By Saeed Azhar
NEW YORK (Reuters) – U.S. stocks could fall 10% to 13% this year as a sell-off in seven mega-cap stocks earlier pushed broader markets to record highs, a top executive at Morgan Stanley Investment Management (MSIM) told Reuters.
“The market valuations on a standalone basis appear to be stretched, and therefore a 10% to 13% annual decline or correction is very possible,” Jitania Kandhari, deputy head of investments for MSIM’s solutions and multi-asset group, said in an interview.
The seven mega-cap stocks, also known as the Magnificent Seven, are Microsoft (MSFT), Apple (AAPL), Alphabet (GOOG), Amazon (AMZN), Nvidia (NVDA), Meta Platforms (META), and Tesla (TSLA).
“We will start to see convergence between the rest of the market and Mega 7, and that will continue,” Kandhari said. MSIM manages $1.5 trillion in assets.
Still, big tech companies generate cash and have stronger operating results than the companies that typically drive other periods of market weakness, she said.
The predicted declines are likely to be more orderly than the dramatic losses of the early 2000s, when the dot-com bubble burst for technology companies with inflated valuations.
“I don't expect a tech correction like we saw in 1999-2000 on the Nasdaq this time,” she said.
MSIM is underweight in technology stocks.
U.S. stocks are more expensive compared to their global peers, Kandhari added. The S&P 500 index trades at a multiple of about 21 times forward earnings.
“If we see earnings growth that comes along, that number could go up,” Kandhari said. “But given the current traction, 16.5 to 17 times is a good number on the S&P.”

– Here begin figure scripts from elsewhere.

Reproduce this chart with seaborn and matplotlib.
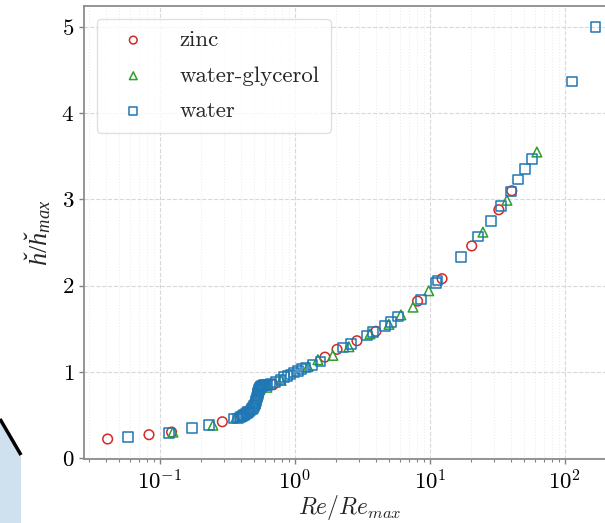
import matplotlib
matplotlib.use("Agg")
import matplotlib.pyplot as plt
import seaborn as sns
import pandas as pd
from matplotlib.ticker import LogLocator, NullFormatter

# Normalised jump height versus normalised Reynolds number
zinc_re = [0.041, 0.083, 0.122, 0.29, 0.40, 0.69, 1.67, 2.05, 2.88, 3.98,
           8.1, 12.3, 20.4, 32.4, 40.4]
zinc_h = [0.22, 0.27, 0.30, 0.42, 0.49, 0.85, 1.17, 1.26, 1.36, 1.47,
          1.82, 2.08, 2.46, 2.88, 3.10]

glyc_re = [0.125, 0.247, 0.366, 0.62, 0.79, 1.25, 1.48, 1.91, 2.51, 3.6,
           4.97, 6.1, 7.5, 9.8, 24.7, 37.2, 62.0]
glyc_h = [0.30, 0.38, 0.47, 0.82, 0.90, 1.06, 1.14, 1.19, 1.29, 1.44,
          1.55, 1.66, 1.75, 1.94, 2.62, 2.99, 3.55]

water_re = [0.058, 0.117, 0.172, 0.23, 0.35,
            0.380, 0.390, 0.400, 0.410, 0.420, 0.430, 0.440, 0.450, 0.460,
            0.470, 0.480, 0.490, 0.498, 0.505, 0.510, 0.515, 0.519, 0.523,
            0.527, 0.531, 0.535, 0.539, 0.543, 0.547, 0.551, 0.556, 0.562,
            0.570, 0.580, 0.592, 0.605,
            0.62, 0.66, 0.72, 0.78, 0.83, 0.88, 0.93, 0.98, 1.05, 1.12,
            1.20, 1.35, 1.55, 2.27, 2.60, 3.42, 3.80, 4.64, 5.13, 5.80,
            8.6, 11.1, 11.4, 17.0, 22.7, 28.3, 33.6, 39.8, 44.8, 50.5,
            56.9, 113.0, 169.0]
water_h = [0.24, 0.29, 0.35, 0.38, 0.46,
           0.46, 0.47, 0.48, 0.49, 0.50, 0.51, 0.52, 0.53, 0.54,
           0.55, 0.565, 0.58, 0.60, 0.62, 0.64, 0.66, 0.68, 0.70,
           0.72, 0.74, 0.76, 0.78, 0.79, 0.80, 0.81, 0.82, 0.83,
           0.835, 0.84, 0.845, 0.85,
           0.85, 0.86, 0.88, 0.91, 0.94, 0.95, 0.97, 0.99, 1.01, 1.03,
           1.05, 1.08, 1.12, 1.28, 1.32, 1.42, 1.46, 1.53, 1.58, 1.64,
           1.84, 2.03, 2.06, 2.33, 2.57, 2.75, 2.92, 3.09, 3.23, 3.35,
           3.47, 4.37, 5.00]

series_names = ["zinc", "water-glycerol", "water"]
series_markers = ["o", "^", "s"]
series_colors = ["#d62728", "#2ca02c", "#1f77b4"]

# Edge of the neighbouring panel (figure pixel coordinates)
panel_edge_x = [0, 21, 21, 0]
panel_edge_y = [419, 455, 523, 523]

frames = []
for name, re_vals, h_vals in zip(series_names,
                                 [zinc_re, glyc_re, water_re],
                                 [zinc_h, glyc_h, water_h]):
    frames.append(pd.DataFrame({"Re": re_vals, "h": h_vals, "fluid": name}))
df = pd.concat(frames, ignore_index=True)

sns.set_theme(style="whitegrid")
plt.rcParams.update({
    "font.family": "serif",
    "font.serif": ["cmr10"],
    "mathtext.fontset": "cm",
    # serif italic with a precomposed h-caron glyph, used for the y label
    "mathtext.it": "Liberation Serif:italic",
    "mathtext.rm": "Liberation Serif",
    "axes.formatter.use_mathtext": True,
    "axes.unicode_minus": False,
    "font.size": 16.5,
    "xtick.bottom": True,
    "ytick.left": True,
})

fig = plt.figure(figsize=(6.05, 5.23), dpi=100)

bg = fig.add_axes([0, 0, 1, 1], zorder=-1)
bg.set_xlim(0, 605)
bg.set_ylim(523, 0)
bg.axis("off")
bg.fill(panel_edge_x, panel_edge_y, color="#cfe0ef", lw=0)
bg.plot(panel_edge_x[:2], panel_edge_y[:2], color="black", lw=2.5,
        solid_capstyle="butt")

ax = fig.add_axes([84 / 605, 64 / 523, 532 / 605, 453 / 523])

for name, mk, col in zip(series_names, series_markers, series_colors):
    sub = df[df["fluid"] == name]
    sns.scatterplot(data=sub, x="Re", y="h", marker=mk, s=48, color=col,
                    facecolor="none", edgecolor=col, linewidth=1.1,
                    label=name, ax=ax, zorder=3)

ax.set_xscale("log")
ax.set_xlim(0.0274, 239)
ax.set_ylim(-0.012, 5.244)
ax.set_yticks([0, 1, 2, 3, 4, 5])
ax.xaxis.set_major_locator(LogLocator(base=10, numticks=10))
ax.xaxis.set_minor_locator(LogLocator(base=10, subs=range(2, 10), numticks=20))
ax.xaxis.set_minor_formatter(NullFormatter())

ax.grid(True, which="major", linestyle="--", color="#d8d8d8", linewidth=0.8)
ax.grid(True, which="minor", axis="x", linestyle=":", color="#eeeeee",
        linewidth=0.8)
ax.set_axisbelow(True)

for sp in ax.spines.values():
    sp.set_color("0.55")
    sp.set_linewidth(1.3)

ax.tick_params(which="major", length=3.5, width=1.0, color="0.5",
               labelcolor="black", pad=3.5, labelsize=16.5)
ax.tick_params(which="minor", axis="x", length=2.0, width=0.8, color="0.5",
               bottom=True)

ax.set_xlabel(r"$Re/Re_{max}$", fontsize=17, labelpad=0)
ax.set_ylabel("$ȟ/ȟ_{max}$", fontsize=19, labelpad=6,
              math_fontfamily="custom")

ax.legend(loc="upper left", borderaxespad=0.55, handlelength=2.2,
          handletextpad=0.9, labelspacing=0.68, borderpad=0.5, frameon=True,
          fancybox=True, edgecolor="0.85", framealpha=0.8, fontsize=16.5,
          markerscale=0.8)

fig.savefig("out.png", dpi=100)
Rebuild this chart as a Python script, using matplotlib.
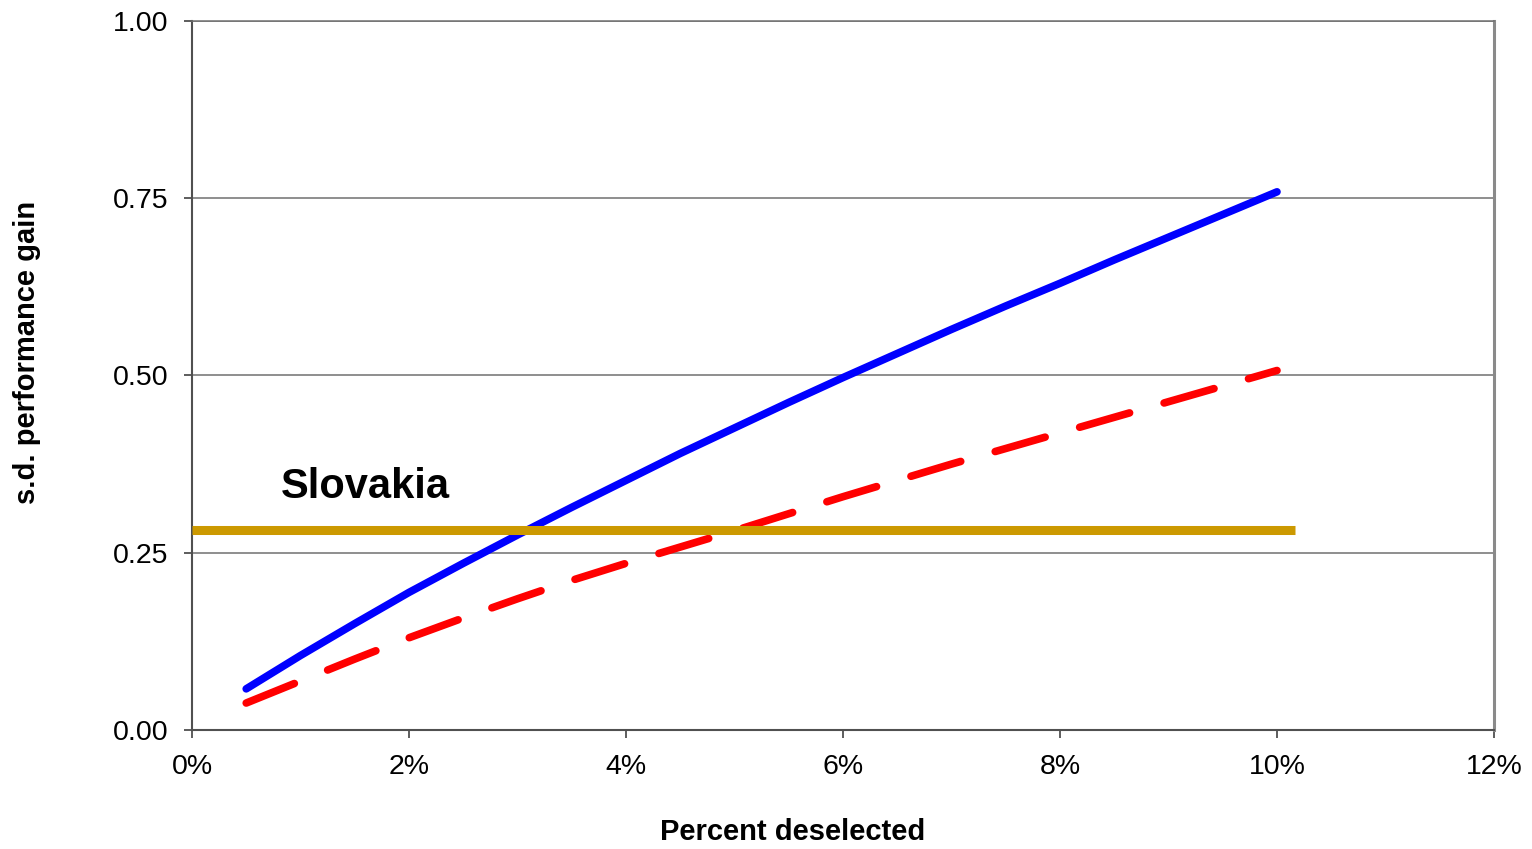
import matplotlib
matplotlib.use("Agg")
import matplotlib.pyplot as plt
import numpy as np

plt.rcParams['font.family'] = ['Liberation Sans', 'DejaVu Sans']

# percent deselected (x) and s.d. performance gain for the two curves
pct = [0.5, 1.0, 1.5, 2.0, 2.5, 3.0, 3.5, 4.0, 4.5, 5.0,
       5.5, 6.0, 6.5, 7.0, 7.5, 8.0, 8.5, 9.0, 9.5, 10.0]
gain_solid = [0.058, 0.105, 0.150, 0.194, 0.235, 0.275, 0.314, 0.352, 0.390, 0.426,
              0.462, 0.497, 0.531, 0.565, 0.598, 0.630, 0.663, 0.695, 0.727, 0.759]
gain_dashed = [0.038, 0.069, 0.100, 0.130, 0.158, 0.185, 0.211, 0.235, 0.258, 0.281,
               0.305, 0.329, 0.352, 0.375, 0.397, 0.419, 0.441, 0.463, 0.485, 0.507]

# Slovakia reference level
slovakia_x = [0.0, 10.17]
slovakia_y = [0.282, 0.282]

xticks = [0, 2, 4, 6, 8, 10, 12]
yticks = [0.0, 0.25, 0.5, 0.75, 1.0]

fig = plt.figure(figsize=(15.32, 8.49), dpi=100)
ax = fig.add_axes([0.1253, 0.1402, 0.8499, 0.8351])

ax.plot(pct, gain_solid, color='#0000FF', lw=5.5, solid_capstyle='round', zorder=3)
ax.plot(pct, gain_dashed, color='#FF0000', lw=5.5, dashes=(6.8, 4.7),
        dash_capstyle='round', zorder=3)
ax.plot(slovakia_x, slovakia_y, color='#CC9900', lw=6.5, solid_capstyle='butt',
        zorder=4, clip_on=False)

ax.text(0.82, 0.327, 'Slovakia', fontsize=30, fontweight='bold', va='baseline', ha='left')

ax.set_xlim(0, 12)
ax.set_ylim(0, 1)
ax.set_xticks(xticks)
ax.set_xticklabels([f'{v}%' for v in xticks])
ax.set_yticks(yticks)
ax.set_yticklabels([f'{v:.2f}' for v in yticks])

ax.grid(axis='y', color='#707070', lw=1.1)
ax.set_axisbelow(True)

for side in ['left', 'bottom']:
    ax.spines[side].set_color('#505050')
    ax.spines[side].set_linewidth(1.5)
ax.spines['top'].set_color('#707070')
ax.spines['top'].set_linewidth(1.1)
ax.spines['right'].set_color('#8a8a8a')
ax.spines['right'].set_linewidth(2.2)

ax.tick_params(axis='both', direction='out', length=6, width=1.3, color='#505050',
               labelsize=20.5)
ax.tick_params(axis='y', pad=11)
ax.tick_params(axis='x', pad=11)

ax.set_xlabel('Percent deselected', fontsize=21, fontweight='bold')
ax.set_ylabel('s.d. performance gain', fontsize=21, fontweight='bold')
ax.xaxis.set_label_coords(0.4616, -0.144)
ax.yaxis.set_label_coords(-0.127, 0.533)
ax.xaxis.label.set_va('center')
ax.yaxis.label.set_va('center')

fig.savefig('out.png', dpi=100)
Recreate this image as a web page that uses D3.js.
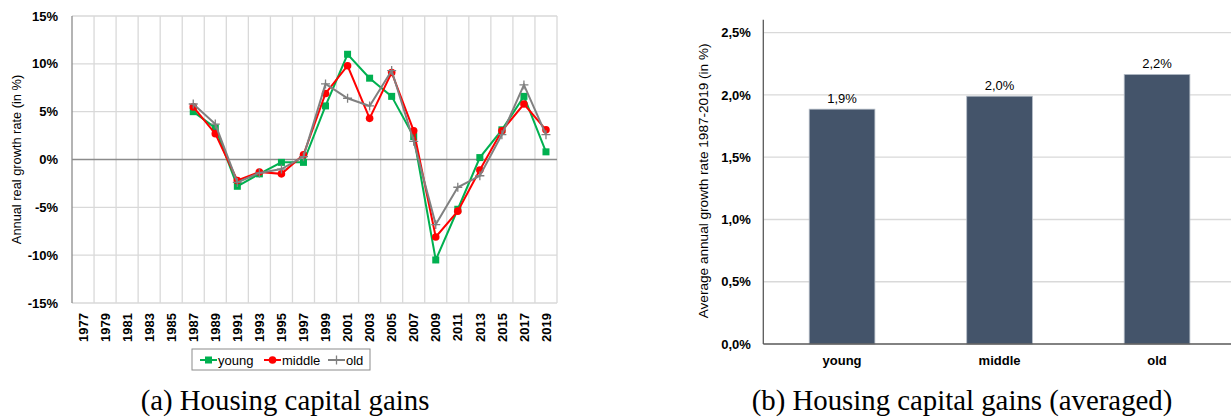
<!DOCTYPE html>
<html>
<head>
<meta charset="utf-8">
<script src="https://cdn.jsdelivr.net/npm/d3@7"></script>
<style>
  body { margin: 0; background: #fff; }
  text { font-family: "Liberation Sans", Arial, sans-serif; fill: #000; }
  .caption { font-family: "Liberation Serif", "Times New Roman", serif; }
</style>
</head>
<body>
<div id="chart"></div>
<script>
// left panel: annual growth by age group
const years = ["1977", "1979", "1981", "1983", "1985", "1987", "1989", "1991", "1993", "1995", "1997",
               "1999", "2001", "2003", "2005", "2007", "2009", "2011", "2013", "2015", "2017", "2019"]
const young  = [null, null, null, null, null, 5.0, 3.3, -2.8, -1.5, -0.3, -0.3, 5.6, 11.0, 8.5, 6.6, 2.4, -10.5, -5.2, 0.2, 3.1, 6.6, 0.8]
const middle = [null, null, null, null, null, 5.5, 2.7, -2.2, -1.3, -1.5, 0.5, 6.9, 9.8, 4.3, 9.1, 3.0, -8.1, -5.4, -1.1, 3.0, 5.8, 3.1]
const old    = [null, null, null, null, null, 5.8, 3.7, -2.4, -1.4, -1.0, 0.3, 7.9, 6.4, 5.6, 9.3, 1.9, -6.8, -2.9, -1.7, 2.6, 7.8, 2.6]
const y_ticks_left = [-15, -10, -5, 0, 5, 10, 15]

// right panel: averages 1987-2019
const groups = ["young", "middle", "old"]
const averages = [1.886, 1.99, 2.165]
const y_ticks_right = [0, 0.5, 1.0, 1.5, 2.0, 2.5]

const width = 1231, height = 420

const svg = d3.select("#chart").append("svg")
    .attr("width", width)
    .attr("height", height)

const comma = d3.formatLocale({ decimal: ",", thousands: ".", grouping: [3], currency: ["", ""] })
const pct1 = v => comma.format(".1f")(v) + "%"

// ---------- left chart ----------
const left = { x0: 72, x1: 557, y0: 16, y1: 303 }

const x = d3.scaleBand()
    .domain(years)
    .range([left.x0, left.x1])

const y = d3.scaleLinear()
    .domain([-15, 15])
    .range([left.y1, left.y0])

const g1 = svg.append("g")

// grid
g1.append("g").selectAll("line.h")
    .data(y_ticks_left.filter(d => d !== 0))
    .join("line")
    .attr("x1", left.x0).attr("x2", left.x1)
    .attr("y1", d => y(d)).attr("y2", d => y(d))
    .attr("stroke", "#d9d9d9").attr("stroke-width", 1.3)

g1.append("g").selectAll("line.v")
    .data(years.slice(1).concat(["end"]))
    .join("line")
    .attr("x1", d => d === "end" ? left.x1 : x(d))
    .attr("x2", d => d === "end" ? left.x1 : x(d))
    .attr("y1", left.y0).attr("y2", left.y1)
    .attr("stroke", "#d9d9d9").attr("stroke-width", 1.3)

// left axis + zero line
g1.append("line")
    .attr("x1", left.x0).attr("x2", left.x0)
    .attr("y1", left.y0).attr("y2", left.y1)
    .attr("stroke", "#8c8c8c").attr("stroke-width", 1.3)
g1.append("line")
    .attr("x1", left.x0).attr("x2", left.x1)
    .attr("y1", y(0)).attr("y2", y(0))
    .attr("stroke", "#8c8c8c").attr("stroke-width", 1.5)

g1.append("g").selectAll("text")
    .data(y_ticks_left)
    .join("text")
    .attr("x", left.x0 - 14)
    .attr("y", d => y(d))
    .attr("dy", "0.35em")
    .attr("text-anchor", "end")
    .attr("font-size", "13px")
    .attr("font-weight", "bold")
    .text(d => d + "%")

g1.append("g").selectAll("text")
    .data(years)
    .join("text")
    .attr("transform", d => `translate(${x(d) + x.bandwidth() / 2}, ${left.y1 + 10}) rotate(-90)`)
    .attr("dy", "0.36em")
    .attr("text-anchor", "end")
    .attr("font-size", "13px")
    .attr("font-weight", "bold")
    .text(d => d)

g1.append("text")
    .attr("transform", `translate(17, ${(left.y0 + left.y1) / 2}) rotate(-90)`)
    .attr("dy", "0.35em")
    .attr("text-anchor", "middle")
    .attr("font-size", "12.8px")
    .text("Annual real growth rate (in %)")

const series = [
    { name: "young", values: young, color: "#00b050", marker: "square" },
    { name: "middle", values: middle, color: "#ff0000", marker: "circle" },
    { name: "old", values: old, color: "#808080", marker: "plus" }
]

const line = d3.line()
    .defined(d => d.v !== null)
    .x(d => x(d.year) + x.bandwidth() / 2)
    .y(d => y(d.v))

function draw_marker(sel, kind, color) {
    if (kind === "square") {
        sel.append("rect")
            .attr("x", -3.5).attr("y", -3.5).attr("width", 7).attr("height", 7)
            .attr("fill", color)
    } else if (kind === "circle") {
        sel.append("circle").attr("r", 3.8).attr("fill", color)
    } else {
        sel.append("path")
            .attr("d", "M -4.5 0 H 4.5 M 0 -4.5 V 4.5")
            .attr("stroke", color).attr("stroke-width", 1.3).attr("fill", "none")
    }
}

for (const s of series) {
    const pts = years.map((year, i) => ({ year, v: s.values[i] }))
    g1.append("path")
        .datum(pts)
        .attr("fill", "none")
        .attr("stroke", s.color)
        .attr("stroke-width", 2)
        .attr("d", line)

    g1.append("g").selectAll("g")
        .data(pts.filter(d => d.v !== null))
        .join("g")
        .attr("transform", d => `translate(${x(d.year) + x.bandwidth() / 2}, ${y(d.v)})`)
        .each(function() { draw_marker(d3.select(this), s.marker, s.color) })
}

// legend
const legend = g1.append("g").attr("transform", "translate(192, 349)")
legend.append("rect")
    .attr("width", 178).attr("height", 21)
    .attr("fill", "#fff").attr("stroke", "#8c8c8c").attr("stroke-width", 1)
const legend_x = [8, 72, 136]
series.forEach((s, i) => {
    const item = legend.append("g").attr("transform", `translate(${legend_x[i]}, 11)`)
    item.append("line")
        .attr("x1", 0).attr("x2", 17)
        .attr("stroke", s.color).attr("stroke-width", 2)
    draw_marker(item.append("g").attr("transform", "translate(8.5, 0)"), s.marker, s.color)
    item.append("text")
        .attr("x", 18)
        .attr("dy", "0.35em")
        .attr("font-size", "13px")
        .text(s.name)
})

svg.append("text")
    .attr("class", "caption")
    .attr("x", 285).attr("y", 410)
    .attr("text-anchor", "middle")
    .attr("font-size", "28.8px")
    .text("(a) Housing capital gains")

// ---------- right chart ----------
const right = { x0: 763.3, x1: 1235.8, y0: 32.7, y1: 344 }

const xb = d3.scaleBand()
    .domain(groups)
    .range([right.x0, right.x1])
    .paddingInner(0.583)
    .paddingOuter(0.583 / 2)

const yb = d3.scaleLinear()
    .domain([0, 2.5])
    .range([right.y1, right.y0])

const g2 = svg.append("g")

g2.append("g").selectAll("line")
    .data(y_ticks_right.slice(1))
    .join("line")
    .attr("x1", right.x0).attr("x2", width)
    .attr("y1", d => yb(d)).attr("y2", d => yb(d))
    .attr("stroke", "#d9d9d9").attr("stroke-width", 1.3)

g2.selectAll("rect.bar")
    .data(groups.map((g, i) => ({ g, v: averages[i] })))
    .join("rect")
    .attr("class", "bar")
    .attr("x", d => xb(d.g))
    .attr("y", d => yb(d.v))
    .attr("width", xb.bandwidth())
    .attr("height", d => yb(0) - yb(d.v))
    .attr("fill", "#44546a")
    .attr("stroke", "#b4bcc6")
    .attr("stroke-width", 0.8)

g2.selectAll("text.val")
    .data(groups.map((g, i) => ({ g, v: averages[i] })))
    .join("text")
    .attr("class", "val")
    .attr("x", d => xb(d.g) + xb.bandwidth() / 2)
    .attr("y", d => yb(d.v) - 6)
    .attr("text-anchor", "middle")
    .attr("font-size", "13px")
    .attr("fill", "#262626")
    .text(d => pct1(d.v))

g2.append("line")
    .attr("x1", right.x0).attr("x2", right.x0)
    .attr("y1", right.y0 - 13).attr("y2", right.y1)
    .attr("stroke", "#595959").attr("stroke-width", 1.3)
g2.append("line")
    .attr("x1", right.x0).attr("x2", width)
    .attr("y1", right.y1).attr("y2", right.y1)
    .attr("stroke", "#595959").attr("stroke-width", 1.3)

g2.append("g").selectAll("text")
    .data(y_ticks_right)
    .join("text")
    .attr("x", right.x0 - 12.5)
    .attr("y", d => yb(d))
    .attr("dy", "0.35em")
    .attr("text-anchor", "end")
    .attr("font-size", "13px")
    .attr("font-weight", "bold")
    .text(d => pct1(d))

g2.append("g").selectAll("text")
    .data(groups)
    .join("text")
    .attr("x", d => xb(d) + xb.bandwidth() / 2)
    .attr("y", 365)
    .attr("text-anchor", "middle")
    .attr("font-size", "13px")
    .attr("font-weight", "bold")
    .text(d => d)

g2.append("text")
    .attr("transform", `translate(703, ${(41.7 + 320) / 2}) rotate(-90)`)
    .attr("dy", "0.35em")
    .attr("text-anchor", "middle")
    .attr("font-size", "13.6px")
    .text("Average annual growth rate 1987-2019 (in %)")

svg.append("text")
    .attr("class", "caption")
    .attr("x", 962).attr("y", 410)
    .attr("text-anchor", "middle")
    .attr("font-size", "28.8px")
    .text("(b) Housing capital gains (averaged)")
</script>
</body>
</html>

The tech-driven Nasdaq Composite trades at 28 times expected earnings, outperforming the MSCI All Country World Price Index, which trades at 18 times.
The S&P 500 index closed at 5,463.54 on Monday, down 3.6% from a record close of 5,667.20 on July 16.
Industrial stocks are attractive right now, Kandhari said. Stocks of companies that produce consumer goods and discretionary goods are also attractive, given Americans' resilient spending.
“The interest rate sensitivity of the economy has come down,” Kandhari said. “Companies have been borrowing for the long term, so higher rates haven't hit them as hard as people expected.”
MSIM is also buying more financial stocks, which are benefiting from a steeper yield curve in U.S. Treasuries, Kandhari said. Short-term yields have fallen faster than long-term yields in recent weeks.
Yet the curve is currently inverted, with short-term yields higher than long-term debt. A return to an upward-sloping yield curve would lower funding costs for banks and encourage more lending.